The Round Rock, Tex.-based PC maker confirmed to Reuters at this week's Consumer Electronics Show that it will take on the iPad and other Android-based tablets with its own offering later this year. A company official said they are taking their time to get to market because so many who rushed have failed against Apple.

"You will see us enter this market in a bigger way toward the end of the year," Dell Chief Commercial Officer Steve Felice reportedly said. "So we are not really deemphasizing it, we are really being careful how we enter it.

"When you are talking about PC, people are more focused on the hardware itself. When you are talking about the tablet or the smartphone, people are interested in the overall environment it's operating in. As we have matured in this, we are spending a lot more time in the overall ecosystem."

Felice would not confirm what operating system Dell plans to utilize for its forthcoming tablets. The ill-fated Streak, which maxed out at 7 inches, relied on Google Android, while tablets running Microsoft's Windows 8 are also being shown off by other hardware makers at CES this year.

"We like Windows 8, but we continue to develop with Android as well," Felice told Reuters. "We are still going to be more choice-driven, based on the feedback we get from customers."

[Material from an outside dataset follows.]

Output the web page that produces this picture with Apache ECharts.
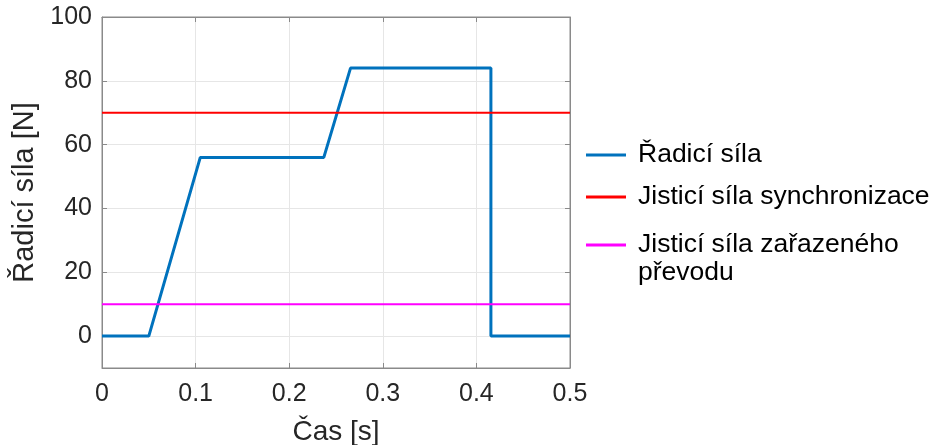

Windows 8 tablets were a key part of Microsoft CEO Steve Ballmer's keynote address that kicked off CES on Monday. Rather than adding touch controls to the traditional Windows interface, as Microsoft has done in the past, Windows 8 on tablets will employ the "Metro" user interface the company debuted on its Windows Phone series.

Though he didn't reveal a preference one way or the other between Windows 8 and Android, Felice admitted the timing of the release of Windows 8, expected to launch later this year, would be fortuitous, as he feels "there hasn't been a lot of advancement" in the tablet market.